You may argue that what any person believes is legitimate to that person.  Um, no.  Without a methodology of belief, that represents a lie and a cop-out by that person.  “I believe because I feel like it?”  That doesn’t cut the mustard in serious discussion.

So my point here is that everyone’s belief system has to begin with a disciplined foundation.  We believe something to be true because we have objective evidence, and that evidence allows us to formulate a hypothesis that is testable.  The test may be explicit, or it may be supported or rejected based on additional evidence.  But we cannot believe something because we feel like it.  Life doesn’t work that way.

Few of us think this way in determining our beliefs, and that is unfortunate.

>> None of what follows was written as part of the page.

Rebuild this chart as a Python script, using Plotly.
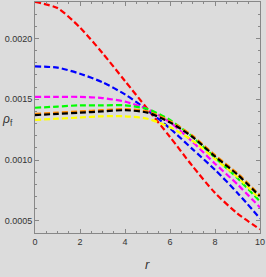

You might also argue that this is an amusing stance for me to be taking.  Decades ago, I learned, and internalized, the scientific method as an undergrad psychology student, which some may consider an odd field of study for that discipline.  But as a social science, psychology is probably the best discipline for employing the scientific method.  It meant a lot for me to begin my adult life with a foundation of the scientific method.  Others can benefit too.